**The problem**
Lines with "What matplotlib code" and "plt.rcParams['font.family'] = ['Roboto', 'DejaVu" mark the range, both included. Reproduce exactly that stretch, without pictures.

**Exercise input**

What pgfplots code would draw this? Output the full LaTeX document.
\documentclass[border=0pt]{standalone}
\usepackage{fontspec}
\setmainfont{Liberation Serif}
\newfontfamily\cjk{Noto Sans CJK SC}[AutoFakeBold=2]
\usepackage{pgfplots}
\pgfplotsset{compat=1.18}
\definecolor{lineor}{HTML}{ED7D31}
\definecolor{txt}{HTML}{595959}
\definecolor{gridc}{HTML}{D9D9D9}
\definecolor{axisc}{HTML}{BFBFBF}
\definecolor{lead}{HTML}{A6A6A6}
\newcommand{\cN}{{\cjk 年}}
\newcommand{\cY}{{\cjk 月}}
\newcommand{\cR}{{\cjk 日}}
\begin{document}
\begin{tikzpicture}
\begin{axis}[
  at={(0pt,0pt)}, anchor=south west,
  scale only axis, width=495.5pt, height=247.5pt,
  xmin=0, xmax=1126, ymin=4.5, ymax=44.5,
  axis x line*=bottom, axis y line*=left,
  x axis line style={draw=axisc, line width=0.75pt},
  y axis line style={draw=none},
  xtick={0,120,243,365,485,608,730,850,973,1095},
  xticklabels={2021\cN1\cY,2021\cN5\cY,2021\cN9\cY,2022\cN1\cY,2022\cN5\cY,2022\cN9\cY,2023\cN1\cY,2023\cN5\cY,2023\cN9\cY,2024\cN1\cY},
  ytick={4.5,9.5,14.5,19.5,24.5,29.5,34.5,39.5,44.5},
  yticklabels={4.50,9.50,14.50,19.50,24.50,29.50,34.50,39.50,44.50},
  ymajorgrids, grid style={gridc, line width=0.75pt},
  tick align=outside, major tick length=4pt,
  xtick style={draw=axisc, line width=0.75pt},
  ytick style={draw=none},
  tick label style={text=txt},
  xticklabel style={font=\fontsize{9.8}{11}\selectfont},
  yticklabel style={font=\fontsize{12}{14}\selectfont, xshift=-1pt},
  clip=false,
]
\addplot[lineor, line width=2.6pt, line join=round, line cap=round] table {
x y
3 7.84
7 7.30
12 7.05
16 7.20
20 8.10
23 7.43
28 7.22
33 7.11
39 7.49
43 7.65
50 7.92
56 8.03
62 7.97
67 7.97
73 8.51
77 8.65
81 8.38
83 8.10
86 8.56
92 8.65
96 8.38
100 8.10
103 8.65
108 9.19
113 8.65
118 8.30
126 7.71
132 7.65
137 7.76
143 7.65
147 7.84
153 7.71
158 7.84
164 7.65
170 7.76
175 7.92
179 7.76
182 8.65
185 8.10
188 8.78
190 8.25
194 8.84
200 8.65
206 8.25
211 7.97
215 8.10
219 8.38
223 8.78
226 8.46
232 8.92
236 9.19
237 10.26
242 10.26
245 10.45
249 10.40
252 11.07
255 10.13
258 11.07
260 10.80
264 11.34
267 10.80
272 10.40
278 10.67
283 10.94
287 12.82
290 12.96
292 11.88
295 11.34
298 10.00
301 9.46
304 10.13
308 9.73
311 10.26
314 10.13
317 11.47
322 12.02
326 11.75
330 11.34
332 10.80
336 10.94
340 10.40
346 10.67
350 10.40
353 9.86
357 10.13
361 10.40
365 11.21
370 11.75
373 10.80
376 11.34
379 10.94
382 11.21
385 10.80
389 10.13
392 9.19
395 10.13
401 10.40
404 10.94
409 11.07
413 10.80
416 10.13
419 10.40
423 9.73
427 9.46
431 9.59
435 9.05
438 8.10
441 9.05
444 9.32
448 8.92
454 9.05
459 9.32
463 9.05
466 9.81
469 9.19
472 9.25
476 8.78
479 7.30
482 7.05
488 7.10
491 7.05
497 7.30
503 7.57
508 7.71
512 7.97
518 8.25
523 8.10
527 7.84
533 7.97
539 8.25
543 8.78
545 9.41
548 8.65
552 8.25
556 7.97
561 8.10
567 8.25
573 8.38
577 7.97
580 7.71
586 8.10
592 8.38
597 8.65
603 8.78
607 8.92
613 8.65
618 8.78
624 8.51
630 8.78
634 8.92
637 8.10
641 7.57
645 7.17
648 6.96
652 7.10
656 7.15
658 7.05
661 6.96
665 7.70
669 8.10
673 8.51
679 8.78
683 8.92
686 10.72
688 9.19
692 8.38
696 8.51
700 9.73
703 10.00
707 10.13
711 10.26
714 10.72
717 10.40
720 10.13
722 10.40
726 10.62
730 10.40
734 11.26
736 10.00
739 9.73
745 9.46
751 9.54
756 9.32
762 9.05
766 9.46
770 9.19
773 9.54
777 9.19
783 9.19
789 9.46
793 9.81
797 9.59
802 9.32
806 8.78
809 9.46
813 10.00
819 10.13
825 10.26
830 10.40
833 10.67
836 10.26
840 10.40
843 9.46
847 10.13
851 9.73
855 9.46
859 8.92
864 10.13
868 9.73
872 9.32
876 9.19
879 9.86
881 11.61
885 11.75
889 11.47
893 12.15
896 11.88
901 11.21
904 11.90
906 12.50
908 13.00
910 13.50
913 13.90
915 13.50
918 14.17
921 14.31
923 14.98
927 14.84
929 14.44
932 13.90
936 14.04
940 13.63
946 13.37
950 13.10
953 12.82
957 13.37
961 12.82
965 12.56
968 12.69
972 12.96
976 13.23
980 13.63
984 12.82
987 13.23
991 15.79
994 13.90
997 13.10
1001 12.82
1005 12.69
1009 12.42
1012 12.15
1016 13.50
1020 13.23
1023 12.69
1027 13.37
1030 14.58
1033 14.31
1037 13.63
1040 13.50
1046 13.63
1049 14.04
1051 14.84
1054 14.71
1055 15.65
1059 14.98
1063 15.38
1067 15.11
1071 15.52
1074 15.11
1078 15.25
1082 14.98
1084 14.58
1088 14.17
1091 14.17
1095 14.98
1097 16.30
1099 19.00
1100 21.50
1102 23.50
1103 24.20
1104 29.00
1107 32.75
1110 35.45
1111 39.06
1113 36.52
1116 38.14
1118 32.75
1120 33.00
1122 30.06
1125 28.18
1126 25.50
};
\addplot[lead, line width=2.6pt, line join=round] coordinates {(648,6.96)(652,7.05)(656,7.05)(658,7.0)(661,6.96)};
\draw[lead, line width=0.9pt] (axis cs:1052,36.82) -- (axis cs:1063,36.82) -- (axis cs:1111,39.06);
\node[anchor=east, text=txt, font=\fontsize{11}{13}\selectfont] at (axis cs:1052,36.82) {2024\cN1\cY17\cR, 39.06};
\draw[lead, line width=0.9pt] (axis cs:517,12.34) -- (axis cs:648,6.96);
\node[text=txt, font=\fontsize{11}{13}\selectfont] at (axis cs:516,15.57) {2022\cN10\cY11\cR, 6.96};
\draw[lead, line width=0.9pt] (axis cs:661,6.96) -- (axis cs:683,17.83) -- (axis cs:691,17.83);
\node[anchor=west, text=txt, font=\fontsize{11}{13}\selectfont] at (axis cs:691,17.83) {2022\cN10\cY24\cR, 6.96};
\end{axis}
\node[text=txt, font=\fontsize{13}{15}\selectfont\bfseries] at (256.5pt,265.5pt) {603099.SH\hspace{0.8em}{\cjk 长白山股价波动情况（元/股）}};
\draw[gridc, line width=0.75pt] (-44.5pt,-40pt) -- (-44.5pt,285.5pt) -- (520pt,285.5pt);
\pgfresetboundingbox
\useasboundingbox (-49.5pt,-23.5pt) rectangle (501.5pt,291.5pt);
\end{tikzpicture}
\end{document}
---
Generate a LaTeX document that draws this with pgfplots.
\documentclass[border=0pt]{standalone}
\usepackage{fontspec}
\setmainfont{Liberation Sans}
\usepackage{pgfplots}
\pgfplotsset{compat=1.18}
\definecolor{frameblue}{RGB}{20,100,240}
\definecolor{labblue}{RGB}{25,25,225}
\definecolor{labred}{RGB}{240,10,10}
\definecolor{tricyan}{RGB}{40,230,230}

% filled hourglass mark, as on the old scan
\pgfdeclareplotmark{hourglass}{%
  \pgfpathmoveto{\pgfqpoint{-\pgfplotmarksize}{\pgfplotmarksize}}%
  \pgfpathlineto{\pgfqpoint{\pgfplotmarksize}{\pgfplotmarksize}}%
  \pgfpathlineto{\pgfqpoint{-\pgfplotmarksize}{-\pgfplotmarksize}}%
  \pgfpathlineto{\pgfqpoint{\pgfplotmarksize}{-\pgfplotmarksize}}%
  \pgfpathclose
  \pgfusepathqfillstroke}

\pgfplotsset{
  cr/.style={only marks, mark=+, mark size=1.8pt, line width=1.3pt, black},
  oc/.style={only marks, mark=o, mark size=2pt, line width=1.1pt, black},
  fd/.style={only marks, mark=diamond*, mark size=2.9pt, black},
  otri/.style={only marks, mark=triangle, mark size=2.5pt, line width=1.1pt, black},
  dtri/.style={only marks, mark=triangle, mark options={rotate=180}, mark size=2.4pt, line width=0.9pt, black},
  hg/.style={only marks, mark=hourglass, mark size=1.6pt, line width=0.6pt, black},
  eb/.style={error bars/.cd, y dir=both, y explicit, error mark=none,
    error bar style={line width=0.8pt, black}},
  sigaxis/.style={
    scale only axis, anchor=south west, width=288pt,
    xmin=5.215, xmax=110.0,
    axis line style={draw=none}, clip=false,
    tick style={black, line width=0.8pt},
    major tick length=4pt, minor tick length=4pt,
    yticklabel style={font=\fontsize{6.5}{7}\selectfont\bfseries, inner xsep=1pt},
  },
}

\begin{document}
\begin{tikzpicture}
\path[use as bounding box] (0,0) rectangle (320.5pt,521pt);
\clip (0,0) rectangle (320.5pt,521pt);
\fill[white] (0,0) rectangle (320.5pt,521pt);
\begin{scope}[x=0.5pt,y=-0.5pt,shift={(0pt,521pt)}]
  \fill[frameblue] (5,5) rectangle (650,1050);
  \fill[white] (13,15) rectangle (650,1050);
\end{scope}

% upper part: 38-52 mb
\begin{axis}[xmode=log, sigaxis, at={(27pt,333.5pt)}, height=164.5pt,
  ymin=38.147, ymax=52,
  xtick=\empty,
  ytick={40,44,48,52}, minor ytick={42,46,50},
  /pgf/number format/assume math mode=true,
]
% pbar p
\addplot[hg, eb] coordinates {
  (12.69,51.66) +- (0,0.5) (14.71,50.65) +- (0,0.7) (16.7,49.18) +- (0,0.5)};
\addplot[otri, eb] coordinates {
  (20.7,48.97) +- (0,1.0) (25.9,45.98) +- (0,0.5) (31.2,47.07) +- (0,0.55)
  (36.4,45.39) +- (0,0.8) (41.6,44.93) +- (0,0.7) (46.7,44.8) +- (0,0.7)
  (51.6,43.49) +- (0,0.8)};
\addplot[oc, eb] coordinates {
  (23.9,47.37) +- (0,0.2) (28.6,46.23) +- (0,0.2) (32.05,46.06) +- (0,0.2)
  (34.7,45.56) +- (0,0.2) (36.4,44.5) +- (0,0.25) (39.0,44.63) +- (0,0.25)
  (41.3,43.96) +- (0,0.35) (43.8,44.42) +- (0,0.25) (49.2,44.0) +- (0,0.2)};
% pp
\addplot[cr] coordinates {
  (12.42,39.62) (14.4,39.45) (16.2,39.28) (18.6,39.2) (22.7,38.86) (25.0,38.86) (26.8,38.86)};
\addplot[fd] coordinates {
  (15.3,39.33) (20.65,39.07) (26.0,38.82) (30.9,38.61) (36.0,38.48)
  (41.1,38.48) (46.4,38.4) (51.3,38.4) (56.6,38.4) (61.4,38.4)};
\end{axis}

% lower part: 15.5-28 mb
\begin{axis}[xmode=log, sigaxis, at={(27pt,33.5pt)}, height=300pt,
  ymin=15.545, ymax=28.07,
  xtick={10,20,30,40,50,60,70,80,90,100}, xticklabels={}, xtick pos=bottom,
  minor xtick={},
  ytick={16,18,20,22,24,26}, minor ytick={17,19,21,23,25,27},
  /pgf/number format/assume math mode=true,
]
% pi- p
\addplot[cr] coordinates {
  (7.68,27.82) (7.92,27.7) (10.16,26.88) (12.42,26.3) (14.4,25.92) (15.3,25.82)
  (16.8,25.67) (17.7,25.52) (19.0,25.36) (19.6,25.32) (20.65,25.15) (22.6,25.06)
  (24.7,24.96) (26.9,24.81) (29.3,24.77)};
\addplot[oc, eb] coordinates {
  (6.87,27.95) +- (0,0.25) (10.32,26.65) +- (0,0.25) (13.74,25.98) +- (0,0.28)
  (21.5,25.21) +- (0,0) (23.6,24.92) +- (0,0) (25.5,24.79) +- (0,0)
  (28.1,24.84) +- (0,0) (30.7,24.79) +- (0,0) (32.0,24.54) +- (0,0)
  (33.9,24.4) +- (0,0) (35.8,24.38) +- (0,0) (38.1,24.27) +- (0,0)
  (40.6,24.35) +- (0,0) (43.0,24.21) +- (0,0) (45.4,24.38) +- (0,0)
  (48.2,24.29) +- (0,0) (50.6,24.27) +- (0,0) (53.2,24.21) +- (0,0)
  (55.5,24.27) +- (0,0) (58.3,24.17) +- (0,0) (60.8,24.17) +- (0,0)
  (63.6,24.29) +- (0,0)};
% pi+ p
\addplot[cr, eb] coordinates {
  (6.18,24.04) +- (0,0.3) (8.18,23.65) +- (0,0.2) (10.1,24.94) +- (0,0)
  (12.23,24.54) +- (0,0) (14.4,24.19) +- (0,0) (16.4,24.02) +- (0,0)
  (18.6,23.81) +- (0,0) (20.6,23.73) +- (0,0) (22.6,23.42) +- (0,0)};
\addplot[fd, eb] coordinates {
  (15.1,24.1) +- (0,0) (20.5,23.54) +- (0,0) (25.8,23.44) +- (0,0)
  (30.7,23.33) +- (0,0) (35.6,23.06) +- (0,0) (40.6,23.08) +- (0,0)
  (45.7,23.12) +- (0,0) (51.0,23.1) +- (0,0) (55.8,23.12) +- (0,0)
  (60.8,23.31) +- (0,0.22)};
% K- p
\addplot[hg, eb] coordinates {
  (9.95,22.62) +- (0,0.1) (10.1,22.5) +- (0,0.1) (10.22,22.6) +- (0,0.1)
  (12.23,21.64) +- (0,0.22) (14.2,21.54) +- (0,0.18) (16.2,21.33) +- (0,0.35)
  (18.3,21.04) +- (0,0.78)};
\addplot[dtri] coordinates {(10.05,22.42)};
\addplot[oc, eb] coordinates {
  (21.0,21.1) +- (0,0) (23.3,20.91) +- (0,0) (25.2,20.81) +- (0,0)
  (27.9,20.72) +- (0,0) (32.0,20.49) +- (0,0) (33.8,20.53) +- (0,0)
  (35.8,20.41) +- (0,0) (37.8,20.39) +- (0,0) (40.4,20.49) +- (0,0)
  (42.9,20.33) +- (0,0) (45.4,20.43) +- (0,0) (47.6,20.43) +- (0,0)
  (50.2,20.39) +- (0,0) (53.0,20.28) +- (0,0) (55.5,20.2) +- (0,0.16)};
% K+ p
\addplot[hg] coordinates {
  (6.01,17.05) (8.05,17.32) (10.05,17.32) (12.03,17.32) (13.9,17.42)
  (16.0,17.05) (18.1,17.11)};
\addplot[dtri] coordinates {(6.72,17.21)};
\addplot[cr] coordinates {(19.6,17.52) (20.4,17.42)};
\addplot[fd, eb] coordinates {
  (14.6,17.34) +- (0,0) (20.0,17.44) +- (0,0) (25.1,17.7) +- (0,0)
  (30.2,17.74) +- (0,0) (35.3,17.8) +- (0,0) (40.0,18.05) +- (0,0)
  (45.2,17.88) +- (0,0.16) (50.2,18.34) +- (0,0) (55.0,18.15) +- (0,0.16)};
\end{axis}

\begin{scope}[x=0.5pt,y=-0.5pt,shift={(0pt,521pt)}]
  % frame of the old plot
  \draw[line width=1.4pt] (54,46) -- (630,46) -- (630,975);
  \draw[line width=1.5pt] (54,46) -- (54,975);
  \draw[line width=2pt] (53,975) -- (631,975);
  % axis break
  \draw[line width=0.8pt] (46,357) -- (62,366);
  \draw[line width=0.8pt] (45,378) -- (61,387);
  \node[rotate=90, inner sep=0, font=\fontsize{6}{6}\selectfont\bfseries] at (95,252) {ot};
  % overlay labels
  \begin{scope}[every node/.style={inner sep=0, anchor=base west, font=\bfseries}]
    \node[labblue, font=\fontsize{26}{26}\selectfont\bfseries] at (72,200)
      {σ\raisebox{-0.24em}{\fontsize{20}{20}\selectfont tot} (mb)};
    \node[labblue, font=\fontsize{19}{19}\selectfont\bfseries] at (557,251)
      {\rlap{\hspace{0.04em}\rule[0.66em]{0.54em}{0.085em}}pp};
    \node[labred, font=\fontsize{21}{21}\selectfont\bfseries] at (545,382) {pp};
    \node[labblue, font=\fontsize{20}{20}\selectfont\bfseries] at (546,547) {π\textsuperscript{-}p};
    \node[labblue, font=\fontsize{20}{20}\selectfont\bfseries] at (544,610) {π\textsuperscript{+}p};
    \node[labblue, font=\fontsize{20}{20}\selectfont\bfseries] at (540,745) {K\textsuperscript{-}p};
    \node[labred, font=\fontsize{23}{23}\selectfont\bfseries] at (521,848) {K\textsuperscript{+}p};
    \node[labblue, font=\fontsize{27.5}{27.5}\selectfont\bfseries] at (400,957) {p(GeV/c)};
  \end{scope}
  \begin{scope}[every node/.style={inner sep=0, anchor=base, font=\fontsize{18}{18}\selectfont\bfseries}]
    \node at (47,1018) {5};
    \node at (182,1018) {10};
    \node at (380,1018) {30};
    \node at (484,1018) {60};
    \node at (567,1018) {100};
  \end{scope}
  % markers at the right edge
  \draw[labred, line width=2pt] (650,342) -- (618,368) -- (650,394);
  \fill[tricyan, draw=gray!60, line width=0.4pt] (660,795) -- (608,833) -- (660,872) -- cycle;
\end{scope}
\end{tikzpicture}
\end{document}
---
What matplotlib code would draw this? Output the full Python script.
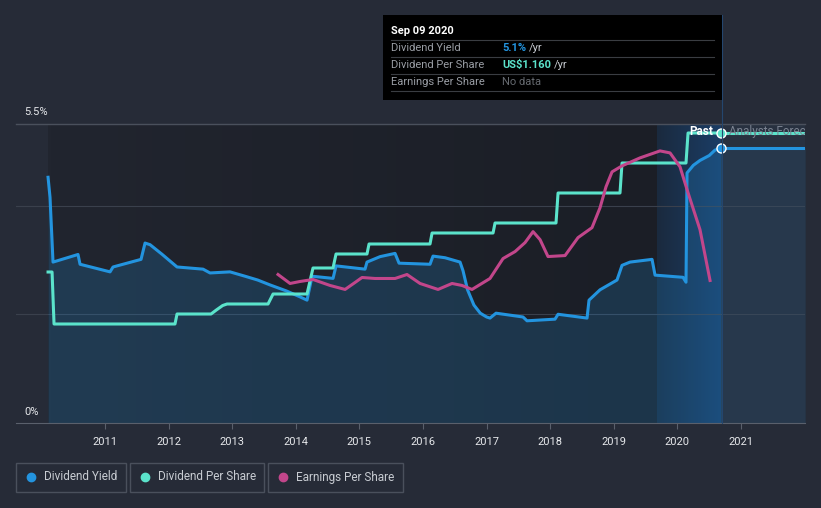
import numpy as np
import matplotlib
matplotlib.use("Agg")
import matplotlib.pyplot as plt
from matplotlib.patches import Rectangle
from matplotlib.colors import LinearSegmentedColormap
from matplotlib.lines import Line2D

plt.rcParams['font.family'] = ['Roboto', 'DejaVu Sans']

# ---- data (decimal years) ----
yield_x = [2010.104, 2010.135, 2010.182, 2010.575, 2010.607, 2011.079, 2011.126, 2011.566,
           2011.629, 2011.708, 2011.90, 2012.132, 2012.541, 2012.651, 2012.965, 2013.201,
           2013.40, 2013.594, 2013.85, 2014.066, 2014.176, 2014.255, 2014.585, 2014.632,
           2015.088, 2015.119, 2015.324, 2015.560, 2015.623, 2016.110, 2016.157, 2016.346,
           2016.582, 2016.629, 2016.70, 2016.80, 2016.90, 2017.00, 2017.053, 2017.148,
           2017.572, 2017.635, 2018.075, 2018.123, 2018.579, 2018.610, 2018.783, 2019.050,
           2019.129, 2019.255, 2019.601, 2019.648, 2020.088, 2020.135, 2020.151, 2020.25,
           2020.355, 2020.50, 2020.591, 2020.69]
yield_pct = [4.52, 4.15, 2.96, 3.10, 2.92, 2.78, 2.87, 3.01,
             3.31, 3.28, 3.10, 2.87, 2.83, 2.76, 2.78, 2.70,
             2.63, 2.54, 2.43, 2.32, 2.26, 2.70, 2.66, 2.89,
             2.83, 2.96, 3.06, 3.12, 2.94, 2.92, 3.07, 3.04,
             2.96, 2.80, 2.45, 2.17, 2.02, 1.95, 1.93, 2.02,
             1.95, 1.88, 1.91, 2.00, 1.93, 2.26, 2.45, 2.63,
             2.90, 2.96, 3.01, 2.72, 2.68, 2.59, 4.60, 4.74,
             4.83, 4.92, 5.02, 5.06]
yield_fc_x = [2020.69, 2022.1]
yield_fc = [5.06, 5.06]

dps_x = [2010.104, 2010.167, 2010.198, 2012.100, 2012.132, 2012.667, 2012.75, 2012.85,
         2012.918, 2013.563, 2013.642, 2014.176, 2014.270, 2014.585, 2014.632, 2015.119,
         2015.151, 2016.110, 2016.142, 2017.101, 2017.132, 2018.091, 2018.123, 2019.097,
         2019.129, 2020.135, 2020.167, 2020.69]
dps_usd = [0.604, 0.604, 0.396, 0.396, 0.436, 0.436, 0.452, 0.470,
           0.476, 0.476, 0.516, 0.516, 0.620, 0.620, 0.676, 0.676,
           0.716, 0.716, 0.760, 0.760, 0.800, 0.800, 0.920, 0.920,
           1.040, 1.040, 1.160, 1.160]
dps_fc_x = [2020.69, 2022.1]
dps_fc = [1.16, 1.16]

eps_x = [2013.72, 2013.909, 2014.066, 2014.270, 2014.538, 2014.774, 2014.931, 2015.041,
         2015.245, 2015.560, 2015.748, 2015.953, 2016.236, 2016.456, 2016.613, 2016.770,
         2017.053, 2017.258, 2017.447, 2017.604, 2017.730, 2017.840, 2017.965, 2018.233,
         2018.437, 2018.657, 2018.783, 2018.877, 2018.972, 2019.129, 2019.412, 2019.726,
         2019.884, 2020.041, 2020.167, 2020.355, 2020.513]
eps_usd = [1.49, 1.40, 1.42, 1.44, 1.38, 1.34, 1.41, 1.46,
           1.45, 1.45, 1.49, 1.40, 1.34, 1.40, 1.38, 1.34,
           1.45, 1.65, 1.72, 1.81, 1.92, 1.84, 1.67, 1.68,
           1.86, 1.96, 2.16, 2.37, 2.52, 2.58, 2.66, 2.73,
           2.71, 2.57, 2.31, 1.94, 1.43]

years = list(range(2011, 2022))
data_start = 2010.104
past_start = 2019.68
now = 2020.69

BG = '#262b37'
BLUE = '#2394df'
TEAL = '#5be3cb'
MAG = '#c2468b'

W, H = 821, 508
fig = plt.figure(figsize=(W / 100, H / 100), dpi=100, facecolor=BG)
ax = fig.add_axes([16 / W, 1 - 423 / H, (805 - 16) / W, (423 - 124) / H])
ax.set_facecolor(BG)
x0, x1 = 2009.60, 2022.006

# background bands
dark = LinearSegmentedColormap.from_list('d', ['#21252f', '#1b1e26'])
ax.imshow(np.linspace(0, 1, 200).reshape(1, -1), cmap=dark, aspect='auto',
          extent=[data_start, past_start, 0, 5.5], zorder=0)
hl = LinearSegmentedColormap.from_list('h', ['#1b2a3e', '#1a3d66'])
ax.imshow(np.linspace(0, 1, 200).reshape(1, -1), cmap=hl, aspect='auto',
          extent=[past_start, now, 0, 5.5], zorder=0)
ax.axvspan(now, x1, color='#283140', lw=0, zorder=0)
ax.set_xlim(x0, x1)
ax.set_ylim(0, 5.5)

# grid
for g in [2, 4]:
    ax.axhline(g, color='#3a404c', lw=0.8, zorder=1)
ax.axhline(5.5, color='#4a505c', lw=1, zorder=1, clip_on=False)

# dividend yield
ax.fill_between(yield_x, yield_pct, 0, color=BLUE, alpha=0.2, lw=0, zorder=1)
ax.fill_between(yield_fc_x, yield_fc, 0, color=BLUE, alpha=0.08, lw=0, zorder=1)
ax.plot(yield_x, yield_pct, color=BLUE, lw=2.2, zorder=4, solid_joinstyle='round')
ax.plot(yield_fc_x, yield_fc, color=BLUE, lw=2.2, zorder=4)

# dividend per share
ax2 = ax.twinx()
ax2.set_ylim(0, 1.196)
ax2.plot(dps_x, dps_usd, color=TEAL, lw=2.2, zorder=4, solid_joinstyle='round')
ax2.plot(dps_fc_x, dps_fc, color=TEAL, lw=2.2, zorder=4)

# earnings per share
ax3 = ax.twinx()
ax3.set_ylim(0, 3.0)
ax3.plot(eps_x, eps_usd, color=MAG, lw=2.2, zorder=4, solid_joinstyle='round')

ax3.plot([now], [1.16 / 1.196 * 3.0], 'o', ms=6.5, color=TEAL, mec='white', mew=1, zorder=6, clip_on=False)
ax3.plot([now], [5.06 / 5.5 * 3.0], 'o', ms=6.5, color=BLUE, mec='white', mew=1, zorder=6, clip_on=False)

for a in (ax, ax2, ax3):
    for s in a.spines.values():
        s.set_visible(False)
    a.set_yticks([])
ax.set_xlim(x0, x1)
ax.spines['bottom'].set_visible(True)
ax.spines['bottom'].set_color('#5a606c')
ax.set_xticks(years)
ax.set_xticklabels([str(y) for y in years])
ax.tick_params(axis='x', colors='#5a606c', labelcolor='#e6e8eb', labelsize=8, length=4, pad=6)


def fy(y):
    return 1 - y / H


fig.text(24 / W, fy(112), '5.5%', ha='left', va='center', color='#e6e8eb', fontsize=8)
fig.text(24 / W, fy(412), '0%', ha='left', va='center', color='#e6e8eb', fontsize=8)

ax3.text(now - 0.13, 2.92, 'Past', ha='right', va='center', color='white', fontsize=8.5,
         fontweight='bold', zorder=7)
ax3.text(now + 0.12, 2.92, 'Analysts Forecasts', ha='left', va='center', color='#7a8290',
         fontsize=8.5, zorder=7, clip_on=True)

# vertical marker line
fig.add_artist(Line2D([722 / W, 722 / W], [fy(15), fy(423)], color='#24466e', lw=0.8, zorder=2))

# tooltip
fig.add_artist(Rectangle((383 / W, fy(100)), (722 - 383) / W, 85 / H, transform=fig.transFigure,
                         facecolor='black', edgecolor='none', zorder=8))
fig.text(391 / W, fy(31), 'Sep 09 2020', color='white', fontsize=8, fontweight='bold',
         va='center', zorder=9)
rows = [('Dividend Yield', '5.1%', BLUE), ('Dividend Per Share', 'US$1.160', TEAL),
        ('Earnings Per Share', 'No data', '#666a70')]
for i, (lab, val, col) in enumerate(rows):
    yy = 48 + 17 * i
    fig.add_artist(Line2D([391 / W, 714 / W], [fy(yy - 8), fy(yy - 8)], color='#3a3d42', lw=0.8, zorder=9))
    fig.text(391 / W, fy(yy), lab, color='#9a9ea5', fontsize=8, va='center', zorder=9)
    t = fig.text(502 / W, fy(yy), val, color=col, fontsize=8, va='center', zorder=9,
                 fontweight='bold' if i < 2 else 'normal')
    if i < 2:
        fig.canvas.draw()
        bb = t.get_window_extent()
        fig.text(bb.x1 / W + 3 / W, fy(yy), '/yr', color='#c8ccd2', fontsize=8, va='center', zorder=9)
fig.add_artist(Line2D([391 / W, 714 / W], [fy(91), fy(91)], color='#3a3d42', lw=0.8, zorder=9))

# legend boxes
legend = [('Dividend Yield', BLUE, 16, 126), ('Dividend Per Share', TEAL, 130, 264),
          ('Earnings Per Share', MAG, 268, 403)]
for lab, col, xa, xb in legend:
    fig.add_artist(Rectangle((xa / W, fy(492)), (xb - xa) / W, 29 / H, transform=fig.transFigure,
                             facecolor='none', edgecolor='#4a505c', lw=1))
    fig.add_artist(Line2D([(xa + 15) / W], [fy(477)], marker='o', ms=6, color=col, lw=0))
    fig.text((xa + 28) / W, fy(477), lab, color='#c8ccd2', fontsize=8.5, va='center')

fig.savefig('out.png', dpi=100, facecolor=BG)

**Output**
What matplotlib code would draw this? Output the full Python script.
import numpy as np
import matplotlib
matplotlib.use("Agg")
import matplotlib.pyplot as plt
from matplotlib.patches import Rectangle
from matplotlib.colors import LinearSegmentedColormap
from matplotlib.lines import Line2D

plt.rcParams['font.family'] = ['Roboto', 'DejaVu Sans']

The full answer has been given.